The Central City District's rural areas contribute to habitat and biodiversity, support productive agriculture, provide mineral and energy resources, and sustain local rural towns and villages. They are part of the larger Metropolitan Rural Area.
The District's rural areas include bushland, areas of productive agriculture, and rural residential communities at Middle Dural, Kenthurst and Annangrove in The Hills Shire. The rural area of Dural spans the local government areas of Hornsby in the North District and The Hills Shire (refer to Figure 27). This land is increasingly under pressure for urban development.
The District has two agricultural clusters: a multiuse cluster horticulture (vegetable and tree fruits) at Maroota; and part of the multi-use cluster horticulture (vegetable and tree fruits) at Middle Dural, Galston and Arcadia (within the North District).
There are extractive industries based on construction material resources in the north and west of the District, with a major concentration of construction sand around Maroota, Maroota South and Glenorie. Maintaining local supplies of construction materials will support the growth of the District and Greater Sydney.
Most of the rural area in the District is of high environmental value and is identified in The Hills Local Environmental Plan 2012 as having biodiversity value or being constrained land, or being subject to a conservation agreement. A significant proportion of the District's rural land is under-utilised and has the potential to be used for more productive rural uses.
Urban development is not consistent with the values of the Metropolitan Rural Area. A Metropolis of Three Cities takes a strategic approach to delivering Greater Sydney's future housing needs within the current boundary of the Urban Area, including existing growth areas.
Urban development in the Metropolitan Rural Area will be considered only in the urban investigation areas identified in A Metropolis of Three Cities. Urban investigation areas have been identified as part of a structured approach to managing the longterm growth of Greater Sydney in a deliberate and carefully planned way, where land use is integrated with major transport corridors.

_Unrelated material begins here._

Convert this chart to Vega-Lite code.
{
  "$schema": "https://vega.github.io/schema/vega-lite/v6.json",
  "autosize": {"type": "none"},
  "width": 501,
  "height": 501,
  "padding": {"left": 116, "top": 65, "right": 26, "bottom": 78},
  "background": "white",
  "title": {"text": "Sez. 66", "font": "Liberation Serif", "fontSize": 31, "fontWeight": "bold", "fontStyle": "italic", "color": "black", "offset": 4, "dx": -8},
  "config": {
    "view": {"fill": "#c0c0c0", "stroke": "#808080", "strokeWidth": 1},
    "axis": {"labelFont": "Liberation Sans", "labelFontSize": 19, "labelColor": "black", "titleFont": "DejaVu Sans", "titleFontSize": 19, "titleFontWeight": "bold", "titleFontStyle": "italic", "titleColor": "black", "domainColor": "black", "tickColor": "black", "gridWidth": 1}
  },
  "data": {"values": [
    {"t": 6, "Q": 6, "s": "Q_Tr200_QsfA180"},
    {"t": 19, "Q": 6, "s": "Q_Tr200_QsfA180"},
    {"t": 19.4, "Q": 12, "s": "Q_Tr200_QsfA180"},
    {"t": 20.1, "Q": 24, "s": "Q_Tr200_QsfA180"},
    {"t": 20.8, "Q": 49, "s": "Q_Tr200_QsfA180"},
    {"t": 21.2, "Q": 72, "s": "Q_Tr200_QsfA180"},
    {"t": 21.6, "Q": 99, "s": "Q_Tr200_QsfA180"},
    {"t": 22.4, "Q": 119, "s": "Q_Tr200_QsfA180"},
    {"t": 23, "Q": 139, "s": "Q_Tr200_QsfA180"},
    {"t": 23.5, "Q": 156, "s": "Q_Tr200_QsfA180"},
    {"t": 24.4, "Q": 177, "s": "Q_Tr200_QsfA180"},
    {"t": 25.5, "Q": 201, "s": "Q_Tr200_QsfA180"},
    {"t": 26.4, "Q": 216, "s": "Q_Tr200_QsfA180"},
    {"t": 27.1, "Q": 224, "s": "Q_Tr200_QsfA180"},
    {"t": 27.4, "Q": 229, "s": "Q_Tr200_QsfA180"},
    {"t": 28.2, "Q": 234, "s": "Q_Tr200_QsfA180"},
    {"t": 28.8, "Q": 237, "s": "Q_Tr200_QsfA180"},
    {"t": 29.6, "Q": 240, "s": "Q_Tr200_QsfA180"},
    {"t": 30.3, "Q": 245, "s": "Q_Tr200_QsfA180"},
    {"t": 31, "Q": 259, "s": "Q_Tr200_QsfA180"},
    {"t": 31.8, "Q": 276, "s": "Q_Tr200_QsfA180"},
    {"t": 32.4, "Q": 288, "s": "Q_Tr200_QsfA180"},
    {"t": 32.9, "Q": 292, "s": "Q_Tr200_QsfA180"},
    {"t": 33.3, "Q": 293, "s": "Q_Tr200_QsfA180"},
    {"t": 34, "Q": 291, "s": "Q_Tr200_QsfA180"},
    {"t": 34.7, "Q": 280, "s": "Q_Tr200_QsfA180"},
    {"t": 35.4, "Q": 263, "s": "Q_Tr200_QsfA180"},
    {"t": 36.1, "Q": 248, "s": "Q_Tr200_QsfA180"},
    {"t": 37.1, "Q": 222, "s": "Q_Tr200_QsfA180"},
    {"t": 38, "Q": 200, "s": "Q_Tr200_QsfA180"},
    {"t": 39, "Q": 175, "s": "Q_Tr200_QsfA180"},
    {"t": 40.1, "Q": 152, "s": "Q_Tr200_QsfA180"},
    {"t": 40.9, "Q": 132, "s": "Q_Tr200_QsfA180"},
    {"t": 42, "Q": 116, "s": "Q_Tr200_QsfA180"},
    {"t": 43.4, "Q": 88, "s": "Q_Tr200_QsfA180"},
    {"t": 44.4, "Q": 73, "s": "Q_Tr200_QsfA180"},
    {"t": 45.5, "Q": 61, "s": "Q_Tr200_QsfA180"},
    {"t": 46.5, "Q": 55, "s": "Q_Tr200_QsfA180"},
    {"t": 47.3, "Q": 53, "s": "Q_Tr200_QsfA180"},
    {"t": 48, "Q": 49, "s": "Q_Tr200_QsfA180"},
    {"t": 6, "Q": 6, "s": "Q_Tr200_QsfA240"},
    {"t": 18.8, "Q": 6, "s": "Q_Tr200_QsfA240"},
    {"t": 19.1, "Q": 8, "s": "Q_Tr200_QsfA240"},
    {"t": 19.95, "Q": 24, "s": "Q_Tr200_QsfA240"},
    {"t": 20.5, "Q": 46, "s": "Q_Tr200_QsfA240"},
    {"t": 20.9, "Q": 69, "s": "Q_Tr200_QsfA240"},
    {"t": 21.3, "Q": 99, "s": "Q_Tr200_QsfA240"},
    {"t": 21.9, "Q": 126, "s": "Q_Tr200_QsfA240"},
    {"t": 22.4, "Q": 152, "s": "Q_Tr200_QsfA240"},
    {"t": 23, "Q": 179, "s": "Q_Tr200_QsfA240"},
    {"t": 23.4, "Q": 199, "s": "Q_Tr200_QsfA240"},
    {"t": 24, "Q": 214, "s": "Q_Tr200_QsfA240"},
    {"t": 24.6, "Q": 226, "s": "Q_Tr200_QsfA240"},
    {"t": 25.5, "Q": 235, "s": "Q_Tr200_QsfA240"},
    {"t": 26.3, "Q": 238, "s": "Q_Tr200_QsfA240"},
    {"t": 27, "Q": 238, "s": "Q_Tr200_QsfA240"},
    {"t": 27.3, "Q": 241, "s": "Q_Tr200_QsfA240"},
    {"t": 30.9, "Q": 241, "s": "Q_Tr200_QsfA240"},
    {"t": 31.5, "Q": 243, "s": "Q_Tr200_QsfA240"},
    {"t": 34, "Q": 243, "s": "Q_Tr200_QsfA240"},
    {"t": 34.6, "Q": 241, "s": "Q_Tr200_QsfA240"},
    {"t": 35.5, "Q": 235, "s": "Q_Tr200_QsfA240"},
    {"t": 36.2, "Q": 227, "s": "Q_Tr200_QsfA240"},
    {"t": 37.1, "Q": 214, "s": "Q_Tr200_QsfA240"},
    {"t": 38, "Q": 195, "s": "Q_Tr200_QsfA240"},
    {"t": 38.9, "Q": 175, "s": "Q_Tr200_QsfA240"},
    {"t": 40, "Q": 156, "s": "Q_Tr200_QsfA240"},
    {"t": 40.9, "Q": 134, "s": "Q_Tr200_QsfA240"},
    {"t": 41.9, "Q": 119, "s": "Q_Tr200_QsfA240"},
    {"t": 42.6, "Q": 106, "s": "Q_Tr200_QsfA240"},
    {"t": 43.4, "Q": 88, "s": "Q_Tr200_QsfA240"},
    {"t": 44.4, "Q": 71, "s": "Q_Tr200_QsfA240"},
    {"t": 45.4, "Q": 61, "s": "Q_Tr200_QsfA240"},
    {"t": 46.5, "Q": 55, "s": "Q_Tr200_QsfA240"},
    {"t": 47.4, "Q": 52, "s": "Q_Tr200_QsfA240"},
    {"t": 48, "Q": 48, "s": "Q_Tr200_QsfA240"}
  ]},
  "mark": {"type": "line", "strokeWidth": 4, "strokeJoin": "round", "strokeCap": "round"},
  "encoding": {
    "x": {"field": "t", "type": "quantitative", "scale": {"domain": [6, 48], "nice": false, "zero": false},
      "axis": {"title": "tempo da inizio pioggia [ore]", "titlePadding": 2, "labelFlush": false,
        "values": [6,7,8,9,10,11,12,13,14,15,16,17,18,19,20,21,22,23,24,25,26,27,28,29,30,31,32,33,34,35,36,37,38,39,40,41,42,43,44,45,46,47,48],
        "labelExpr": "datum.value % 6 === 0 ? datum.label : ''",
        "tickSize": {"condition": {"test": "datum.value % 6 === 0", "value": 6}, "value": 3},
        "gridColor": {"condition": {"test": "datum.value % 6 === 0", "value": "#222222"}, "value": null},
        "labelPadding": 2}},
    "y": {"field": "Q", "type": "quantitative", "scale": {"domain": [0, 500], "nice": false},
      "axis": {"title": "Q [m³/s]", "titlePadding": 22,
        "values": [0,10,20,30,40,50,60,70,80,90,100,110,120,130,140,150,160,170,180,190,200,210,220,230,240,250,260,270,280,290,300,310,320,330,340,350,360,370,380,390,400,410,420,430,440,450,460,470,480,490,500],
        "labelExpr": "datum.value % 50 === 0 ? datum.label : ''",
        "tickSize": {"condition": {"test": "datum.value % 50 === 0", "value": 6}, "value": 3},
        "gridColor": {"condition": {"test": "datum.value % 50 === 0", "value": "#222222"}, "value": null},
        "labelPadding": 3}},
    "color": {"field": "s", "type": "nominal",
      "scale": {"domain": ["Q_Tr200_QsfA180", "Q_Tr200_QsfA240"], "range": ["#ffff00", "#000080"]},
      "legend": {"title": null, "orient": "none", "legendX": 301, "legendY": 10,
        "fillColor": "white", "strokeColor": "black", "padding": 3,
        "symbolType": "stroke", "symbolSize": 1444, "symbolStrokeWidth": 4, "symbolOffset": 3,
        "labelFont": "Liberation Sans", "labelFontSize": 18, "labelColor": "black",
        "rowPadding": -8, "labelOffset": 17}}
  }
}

There are no urban investigation areas in the Central City District.
Increased demand for biodiversity offset sites and limiting urban development in the Metropolitan Rural Area will help make it more attractive for landowners to protect biodiversity on private land through stewardship agreements.
The towns and villages such as Dural and Glenorie in the District's Metropolitan Rural Area offer essential retail and community services within rural settings.
Maintaining and enhancing the distinctive character of each rural and bushland town and village is a high priority. Ongoing planning and management of rural towns and villages will need to respond to local demand for growth, the character of the town or village and the surrounding landscape and rural activities. Rural and bushland towns and villages will not play a role in meeting regional or district-scale demand for residential growth.
The Central City District's rural areas contain some locations for people to live in a rural or bushland setting. These areas are primarily zoned RU2 Rural Landscape or RU6 Transition.
Rural residential development is not an economic value of the District's rural areas and further rural residential development is generally not supported. Limited growth of rural residential development could be considered where there are no adverse impacts on the amenity of the local area and where the development provides incentives to maintain and enhance the environmental, social and economic values of the Metropolitan Rural Area. This could include the creation of protected biodiversity corridors, buffers to support investment in rural industries and protection of scenic landscapes.
Parts of the urban-rural fringe are owned by the Deerubbin Local Aboriginal Land Council. Future planning of these areas may require flexibility in order to balance rural values with the objectives of greater economic participation and community and cultural use of these areas by Aboriginal people. Design-led placed based planning will help manage its environmental, social and economic values, maximise the productive use of rural areas, and incentivise biodiversity protection for remnant vegetation.
Design-led planning for landscape units will provide councils with a process to engage more effectively with stakeholders, examine complex issues more clearly, identify important rural values at a local scale and set priorities for maintaining and enhancing these values through local land use planning.